My broker was surprised because he thought that the share was over priced and knew that I did not think too high about that group.
So one FUNDAMENTAL LESSON:
Yes the promoter is not great and the MD is not really a paragon of virtue, but if you know that this combination will work on the PE and the EPS should you get ‘fundamental’ or ‘philosophical’ or ‘moralistic’?
I was clearly that I would buy say 5000 shares of xyz and keep selling 200 at ever rise and keep say 1000 in my portfolio.

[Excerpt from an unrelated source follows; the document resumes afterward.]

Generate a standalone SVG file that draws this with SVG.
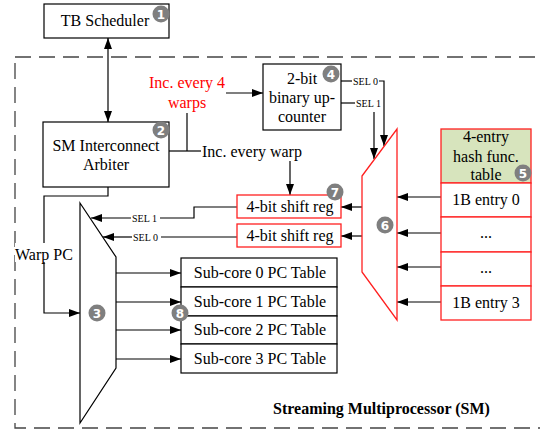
<svg xmlns="http://www.w3.org/2000/svg" width="540" height="432" viewBox="0 0 540 432">
  <defs>
    <marker id="arr" viewBox="0 0 11 8" refX="11" refY="4" markerWidth="11" markerHeight="8" markerUnits="userSpaceOnUse" orient="auto-start-reverse">
      <path d="M0,0 L11,4 L0,8 z" fill="#000"/>
    </marker>
    <style>
      text { font-family: "Liberation Serif", "Times New Roman", serif; font-size: 16px; fill: #000; }
      .c { text-anchor: middle; }
      .red { fill: #ff0000; }
      .sel { font-size: 10px; }
      .bold { font-weight: bold; }
      .box { fill: #fff; stroke: #000; stroke-width: 1.2; }
      .rbox { fill: #fff; stroke: #ff2020; stroke-width: 1.3; }
      .wire { fill: none; stroke: #000; stroke-width: 1.2; }
      .arrow { fill: none; stroke: #000; stroke-width: 1.2; marker-end: url(#arr); }
      .badge circle { fill: #7f7f7f; }
      .badge text { font-family: "DejaVu Sans", "Liberation Sans", sans-serif; font-weight: bold; font-size: 12px; fill: #fff; text-anchor: middle; }
    </style>
  </defs>
  <rect width="540" height="432" fill="#fff"/>

  <!-- SM boundary -->
  <rect x="15" y="57" width="540" height="371" fill="none" stroke="#444" stroke-width="1.3" stroke-dasharray="16 8"/>
  <text class="bold" x="273" y="414">Streaming Multiprocessor (SM)</text>

  <g id="connectors">
    <!-- scheduler <-> arbiter -->
    <line class="arrow" x1="108" y1="122" x2="108" y2="38" style="marker-start:url(#arr)"/>
    <!-- Inc. every 4 warps -> counter -->
    <line class="arrow" x1="226" y1="93" x2="263" y2="93"/>
    <!-- arbiter outputs -->
    <polyline class="wire" points="169,151 201,151"/>
    <line class="wire" x1="187" y1="113" x2="187" y2="151"/>
    <line class="arrow" x1="290" y1="161" x2="290" y2="195"/>
    <!-- counter SEL lines -->
    <line class="wire" x1="341" y1="81" x2="352" y2="81"/>
    <polyline class="arrow" points="379,81 384,81 384,146"/>
    <line class="wire" x1="341" y1="103" x2="355" y2="103"/>
    <line class="arrow" x1="374" y1="112" x2="374" y2="159"/>
    <!-- hash table entries -> mux 6 -->
    <line class="arrow" x1="441" y1="197" x2="397" y2="197"/>
    <line class="arrow" x1="441" y1="233" x2="397" y2="233"/>
    <line class="arrow" x1="441" y1="267" x2="397" y2="267"/>
    <line class="arrow" x1="441" y1="302" x2="397" y2="302"/>
    <!-- mux 6 -> shift regs -->
    <line class="arrow" x1="362" y1="207" x2="341" y2="207"/>
    <line class="arrow" x1="362" y1="236" x2="341" y2="236"/>
    <!-- shift regs -> mux 3 selects -->
    <polyline class="wire" points="237,207 194,207 194,218 160,218"/>
    <line class="arrow" x1="131" y1="218" x2="91" y2="218"/>
    <line class="wire" x1="237" y1="237" x2="161" y2="237"/>
    <line class="arrow" x1="132" y1="237" x2="103" y2="237"/>
    <!-- warp PC -->
    <polyline class="arrow" points="108,187 108,196 44,196 44,313 80,313"/>
    <!-- mux 3 -> sub-core tables -->
    <line class="arrow" x1="116" y1="273" x2="181" y2="273"/>
    <line class="arrow" x1="116" y1="302" x2="181" y2="302"/>
    <line class="arrow" x1="116" y1="330" x2="181" y2="330"/>
    <line class="arrow" x1="116" y1="359" x2="181" y2="359"/>
  </g>

  <!-- connector labels -->
  <text class="c red" x="187" y="88">Inc. every 4</text>
  <text class="c red" x="187" y="108">warps</text>
  <text x="202" y="157">Inc. every warp</text>
  <text class="sel" x="353" y="84.5">SEL 0</text>
  <text class="sel" x="356" y="106.5">SEL 1</text>
  <text class="sel" x="132" y="221.5">SEL 1</text>
  <text class="sel" x="133" y="240.5">SEL 0</text>
  <rect x="15" y="243" width="58" height="19" fill="#fff"/>
  <text x="15" y="260">Warp PC</text>

  <g id="tb-scheduler">
    <rect class="box" x="44" y="4" width="125" height="34"/>
    <text class="c" x="105" y="26">TB Scheduler</text>
    <g class="badge"><circle cx="161" cy="14" r="8.5"/><text x="161" y="18.5">1</text></g>
  </g>

  <g id="arbiter">
    <rect class="box" x="43" y="122" width="126" height="65"/>
    <text class="c" x="106" y="151">SM Interconnect</text>
    <text class="c" x="106" y="170">Arbiter</text>
    <g class="badge"><circle cx="161" cy="130" r="8.5"/><text x="161" y="134.5">2</text></g>
  </g>

  <g id="counter">
    <rect class="box" x="263" y="64" width="78" height="66"/>
    <text class="c" x="302" y="84">2-bit</text>
    <text class="c" x="302" y="103">binary up-</text>
    <text class="c" x="302" y="122">counter</text>
    <g class="badge"><circle cx="331" cy="74" r="8.5"/><text x="331" y="78.5">4</text></g>
  </g>

  <g id="hash-table">
    <rect x="441" y="129" width="90" height="54" fill="#d7e4bd" stroke="#ff2020" stroke-width="1.3"/>
    <rect class="rbox" x="441" y="183" width="90" height="34"/>
    <rect class="rbox" x="441" y="217" width="90" height="35"/>
    <rect class="rbox" x="441" y="252" width="90" height="34"/>
    <rect class="rbox" x="441" y="286" width="90" height="34"/>
    <text class="c" x="486" y="142">4-entry</text>
    <text class="c" x="486" y="162">hash func.</text>
    <text class="c" x="486" y="180">table</text>
    <text class="c" x="486" y="205">1B entry 0</text>
    <text class="c" x="486" y="238">...</text>
    <text class="c" x="486" y="273">...</text>
    <text class="c" x="486" y="308">1B entry 3</text>
    <g class="badge"><circle cx="523" cy="173" r="8.5"/><text x="523" y="177.5">5</text></g>
  </g>

  <g id="mux-hash">
    <polygon points="362,176 397,129 397,320 362,272" fill="#fff" stroke="#ff2020" stroke-width="1.3"/>
    <g class="badge"><circle cx="385" cy="225" r="8.5"/><text x="385" y="229.5">6</text></g>
  </g>

  <g id="shift-regs">
    <rect class="rbox" x="237" y="195" width="104" height="23"/>
    <text class="c" x="290" y="212">4-bit shift reg</text>
    <rect class="rbox" x="237" y="224" width="104" height="23"/>
    <text class="c" x="290" y="241">4-bit shift reg</text>
    <g class="badge"><circle cx="335" cy="192" r="8.5"/><text x="335" y="196.5">7</text></g>
  </g>

  <g id="mux-pc">
    <polygon points="80,203 116,257 116,368 80,423" fill="#fff" stroke="#000" stroke-width="1.2"/>
    <g class="badge"><circle cx="97" cy="313" r="8.5"/><text x="97" y="317.5">3</text></g>
  </g>

  <g id="pc-tables">
    <rect class="box" x="181" y="258" width="156" height="29"/>
    <rect class="box" x="181" y="287" width="156" height="29"/>
    <rect class="box" x="181" y="316" width="156" height="28"/>
    <rect class="box" x="181" y="344" width="156" height="29"/>
    <text class="c" x="260" y="278">Sub-core 0 PC Table</text>
    <text class="c" x="260" y="307">Sub-core 1 PC Table</text>
    <text class="c" x="260" y="335">Sub-core 2 PC Table</text>
    <text class="c" x="260" y="364">Sub-core 3 PC Table</text>
    <g class="badge"><circle cx="180" cy="313" r="8.5"/><text x="180" y="317.5">8</text></g>
  </g>
</svg>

Clearly one should not worry too much about morals and ethics while investing. Nestle is spreading illness in Brazil, Monsanto is killing farmers in India, Itc spreads cancer – and all of them make money for the shareholders. We of course have good companies in the world which use plastic, burn fuel, …..MAKES NO SENSE, DO NOT BE MORALISTIC.
Some shares look currently out of favor whereas some are finished. So I have no clue about what to do with Bharti Airtel but if I had Reliance Communication (Adag) I would have sold it long ago – simply because I did not see any cash cow in the portfolio.
LESSON TWO: Some are broken (Adag), some look like they were broken. How do you decide, and when do you decide to keep or sell off at a loss? I do not know I rarely looked at bad shares for too long.
So if a Colgate or a Siemens is currently not doing well, I am happy to give 3 quarters to start worrying…
Most companies adapt to new technology. Remember Tata Engineering and Locomotives? It was an Engine manufacturer and a Locomotive manufacturer, then started making Medium sized trucks, then heavy trucks, then cars, and now gets most of its revenues from luxury cars! Name changed to Tata Motors.
Sadly investors KNOW this, but act ONLY to what suits them or what is aligned to their belief. For example i am still sticking around with Tata power – hoping in its ability to go to the appropriate fuel and appropriate technology.
Investing is somewhat akin to Exercising too. Exercising involves short term pain. It involves getting up in the morning and hitting your gym at 6am, and after you finish there is pain. You do stretching. Then life goes on…
Investing is SURELY data driven. However, at the end of the day you need to develop a gut ability to take a decision. Numericals hopefullly, will reduct your mistakes.